Let’s pick the top 10 countries and the bottom 10 countries in the Happiness Ladder Score.

top10bottom10 <- WHR %>%
  filter(countryname =="Finland" | countryname =="Denmark" | countryname =="Switzerland" | countryname =="Iceland" | countryname =="Netherlands" | countryname =="Norway" | countryname =="Sweden" | countryname =="Luxembourg" | countryname =="New Zealand" | countryname =="Austria" | countryname =="Afghanistan" | countryname =="Zimbabwe" | countryname =="Rwanda" | countryname =="Botswana" | countryname =="Lesotho" | countryname =="Malawi" | countryname =="Haiti" | countryname =="Tanzania" | countryname =="Yemen" | countryname =="Burundi") %>%
  ggplot() +
  geom_bar(aes(x= countryname, y= ladderscore, fill = countryname),     # create a bargraph
  position = "dodge", stat = "identity") +
  labs(ylab = "Ladder score",
    title = "Top 10 vs Bottom 10 World Happiness Report in 2021",
    fill = "Country")
top10bottom10                                                           # pirnt

So many countries.

We do not see which country is which country, and it is difficult to analysis. At first glance, the ladder score of the top 10 countries is similar, and the ladder score of the bottom 10 countries is similar, so I will reset the top 5 and bottom 5. And I also change the position of the y-axis and x-axis because the country names are too long.

top5bottom5 <- WHR %>%
  filter(countryname =="Finland" | countryname =="Denmark" | countryname =="Switzerland" | countryname =="Iceland" | countryname =="Netherlands" | countryname =="Afghanistan" | countryname =="Zimbabwe" | countryname =="Rwanda" | countryname =="Botswana" | countryname =="Lesotho") %>%
  ggplot() +
  geom_bar(aes(x= ladderscore , y=countryname , fill = countryname),       # create a graph
  position = "dodge", stat = "identity") +
  labs(ylab = "Country",
    title = "Top 5 vs Bottom 5 World Happiness Report in 2021",
    fill = "Country")
top5bottom5                                                                # print

The graph is much cleaner.

Now, let’s compare the life expectancy of these ten countries.

top5bottom5le <- WHR %>%
  filter(countryname =="Finland" | countryname =="Denmark" | countryname =="Switzerland" | countryname =="Iceland" | countryname =="Netherlands" | countryname =="Afghanistan" | countryname =="Zimbabwe" | countryname =="Rwanda" | countryname =="Botswana" | countryname =="Lesotho") %>%
  ggplot() +
  geom_bar(aes(x=healthylifeexpectancy , y= countryname, fill =ladderscore ),   # create a graph
  position = "dodge", stat = "identity") +
  labs(ylab = "Country",
    title = "Effects of life expectancy on ladder scores",
    fill = "Happiness Ladder Score")
top5bottom5le                                                                   # print

Does life expectancy affect ladder scores?
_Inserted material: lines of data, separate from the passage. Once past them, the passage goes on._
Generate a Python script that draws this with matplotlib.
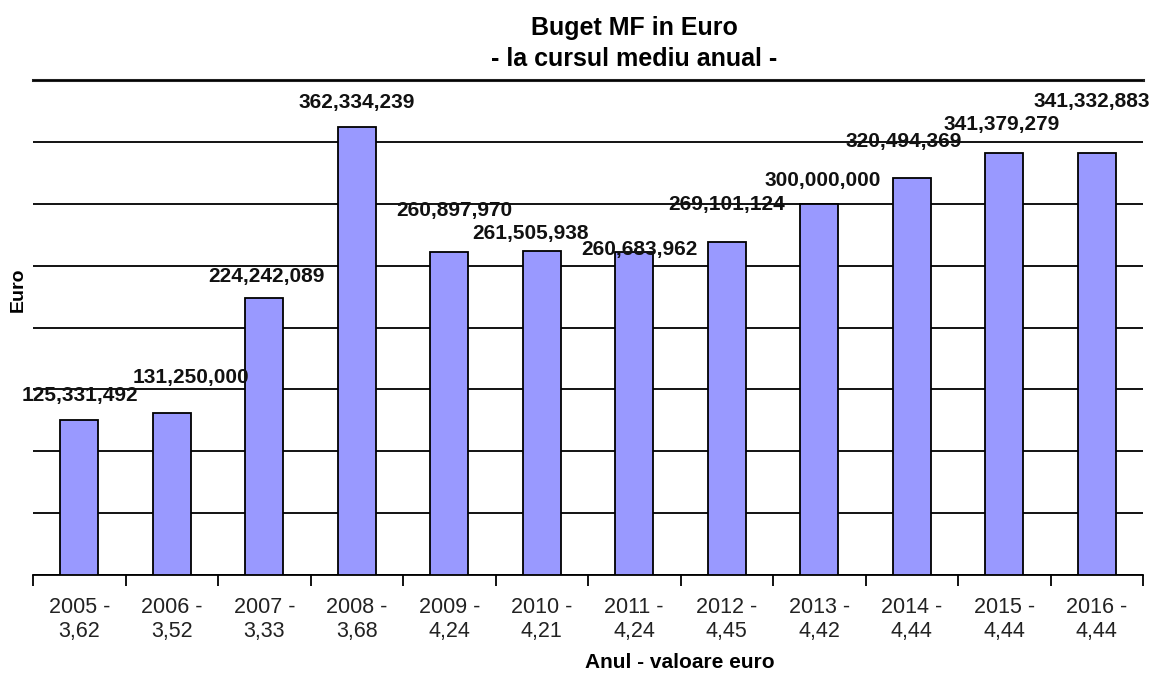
import matplotlib.pyplot as plt
import numpy as np

plt.rcParams['font.family'] = ['Liberation Sans', 'DejaVu Sans']

years = ['2005', '2006', '2007', '2008', '2009', '2010',
         '2011', '2012', '2013', '2014', '2015', '2016']
rates = ['3,62', '3,52', '3,33', '3,68', '4,24', '4,21',
         '4,24', '4,45', '4,42', '4,44', '4,44', '4,44']
budget = [125331492, 131250000, 224242089, 362334239, 260897970, 261505938,
          260683962, 269101124, 300000000, 320494369, 341379279, 341332883]

# label offsets in pixels (dx, dy above bar top), excel placed them unevenly
lab_dx = [1, 19, 2, 0, 5, -11, 5, 0, 3, -8, -3, -5]
lab_dy = [15, 26, 12, 15, 32, 8, -7, 28, 14, 27, 19, 42]

fig = plt.figure(figsize=(11.53, 6.74), dpi=100)
ax = fig.add_axes([33 / 1153, 1 - 575 / 674, 1110 / 1153, 495 / 674])

x = np.arange(len(years))
ax.bar(x, budget, width=0.41, color='#9999FF', edgecolor='black', linewidth=1.3, zorder=3)

ax.set_xlim(-0.5, len(years) - 0.5)
ax.set_ylim(0, 400e6)
ax.set_yticks(np.arange(0, 400e6 + 1, 50e6))
ax.yaxis.grid(True, color='black', linewidth=1.3, zorder=0)
ax.axhline(400e6, color='#222222', linewidth=2.2, clip_on=False, zorder=1)
ax.tick_params(axis='y', length=0, labelleft=False)

ax.set_xticks(x)
ax.set_xticklabels([y + ' -\n' + r for y, r in zip(years, rates)], fontsize=15.5, color='#222222')
ax.tick_params(axis='x', which='major', length=0, pad=16)
ax.set_xticks(np.arange(-0.5, len(years)), minor=True)
ax.tick_params(axis='x', which='minor', length=8, width=1.3, direction='out')

for s in ['left', 'right', 'top']:
    ax.spines[s].set_visible(False)
ax.spines['bottom'].set_linewidth(1.3)

for i, v in enumerate(budget):
    ax.annotate(f'{v:,}', (x[i], v), xytext=(lab_dx[i] * 0.72, lab_dy[i] * 0.72),
                textcoords='offset points', ha='center', va='bottom',
                fontsize=15, fontweight='bold', color='#111111', zorder=4)

fig.text(634 / 1153, 1 - 28 / 674, 'Buget MF in Euro', ha='center', va='center',
         fontsize=18, fontweight='bold')
fig.text(634 / 1153, 1 - 59 / 674, '- la cursul mediu anual -', ha='center', va='center',
         fontsize=18, fontweight='bold')
fig.text(680 / 1153, 1 - 663 / 674, 'Anul - valoare euro', ha='center', va='center',
         fontsize=15, fontweight='bold')
fig.text(18 / 1153, 1 - 290 / 674, 'Euro', ha='center', va='center', rotation=90,
         fontsize=14, fontweight='bold')

plt.savefig('out.png', dpi=100)
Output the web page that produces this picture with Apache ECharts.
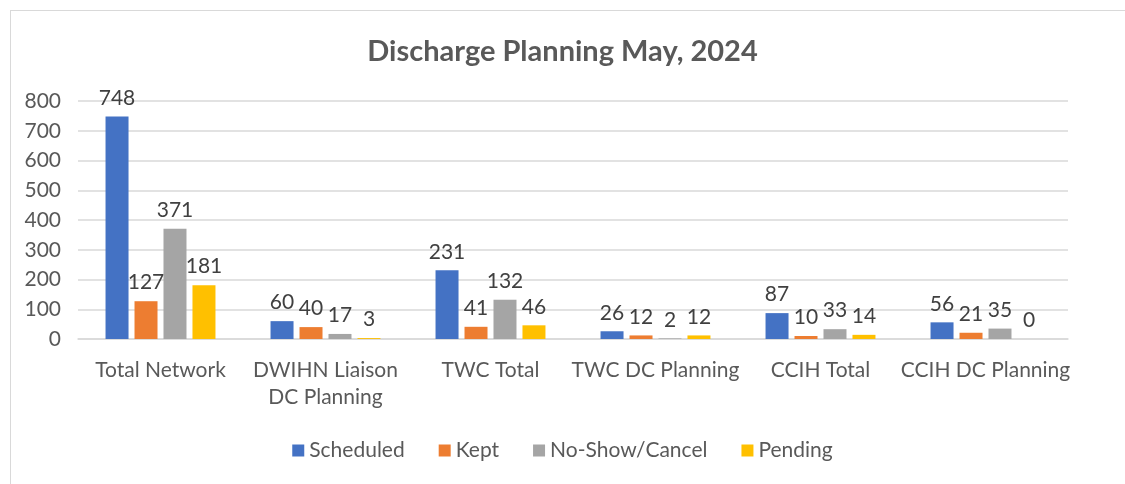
<!DOCTYPE html>
<html>
<head>
<meta charset="utf-8">
<script src="https://cdn.jsdelivr.net/npm/echarts@6/dist/echarts.min.js"></script>
<style>
  html, body { margin: 0; padding: 0; background: #fff; }
  #wrap { position: relative; width: 1125px; height: 484px; overflow: hidden; }
  #frame { position: absolute; left: 10px; top: 10px; width: 1300px; height: 700px; border: 1px solid #d9d9d9; box-sizing: border-box; }
  #chart { position: absolute; left: 0; top: 0; width: 1125px; height: 484px; }
</style>
</head>
<body>
<div id="wrap">
  <div id="frame"></div>
  <div id="chart"></div>
</div>
<script>
// categories and series values
const categories = ['Total Network', 'DWIHN Liaison\nDC Planning', 'TWC Total', 'TWC DC Planning', 'CCIH Total', 'CCIH DC Planning'];
const scheduled = [748, 60, 231, 26, 87, 56];
const kept = [127, 40, 41, 12, 10, 21];
const noShowCancel = [371, 17, 132, 2, 33, 35];
const pending = [181, 3, 46, 12, 14, 0];
const seriesNames = ['Scheduled', 'Kept', 'No-Show/Cancel', 'Pending'];
const colors = ['#4472C4', '#ED7D31', '#A5A5A5', '#FFC000'];

const font = 'Lato, "Open Sans", sans-serif';
const chart = echarts.init(document.getElementById('chart'));

const makeSeries = (name, data) => ({
  name: name,
  type: 'bar',
  data: data,
  barWidth: 23,
  barGap: '26%',
  label: {
    show: true,
    position: 'top',
    distance: 8,
    color: '#404040',
    fontFamily: font,
    fontSize: 21
  }
});

const option = {
  animation: false,
  color: colors,
  title: {
    text: 'Discharge Planning May, 2024',
    left: 'center',
    top: 32,
    textStyle: { color: '#595959', fontFamily: font, fontSize: 29, fontWeight: 'bold' }
  },
  legend: {
    bottom: 18,
    left: 'center',
    itemWidth: 12,
    itemHeight: 12,
    itemGap: 34,
    icon: 'rect',
    textStyle: { color: '#595959', fontFamily: font, fontSize: 21 }
  },
  grid: { left: 78, right: 57, top: 101, bottom: 145 },
  xAxis: {
    type: 'category',
    data: categories,
    axisLine: { lineStyle: { color: '#d9d9d9', width: 1.5 } },
    axisTick: { show: false },
    axisLabel: { color: '#595959', fontFamily: font, fontSize: 21, margin: 18, lineHeight: 27, interval: 0 }
  },
  yAxis: {
    type: 'value',
    min: 0,
    max: 800,
    interval: 100,
    axisLine: { show: false },
    axisTick: { show: false },
    axisLabel: { color: '#595959', fontFamily: font, fontSize: 21, margin: 17 },
    splitLine: { lineStyle: { color: '#d9d9d9', width: 1.5 } }
  },
  series: [
    makeSeries(seriesNames[0], scheduled),
    makeSeries(seriesNames[1], kept),
    makeSeries(seriesNames[2], noShowCancel),
    makeSeries(seriesNames[3], pending)
  ]
};

chart.setOption(option);
</script>
</body>
</html>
Yes, as you can see in this graph, light blue indicates countries with high happiness ladder scores and dark blue indicates countries with low happiness ladder scores. The graph clearly shows that higher happiness ladder scores also result in higher life expectancy (over 75 years old), and lower happiness ladder scores also lower life expectancy (less than 60 years old). In conclusion, happiness ladder scores and healthy life expectancy appear to be proportional.

In fact, I wanted to map the world through this dataset and show the happiness ladder score on the map, but I failed many times. It was successful to draw a map of the world, but it was not easy to mark each country’s happiness ladder score on top of it. I hope I can succeed at the end of DATA110 class.

Thank you. :)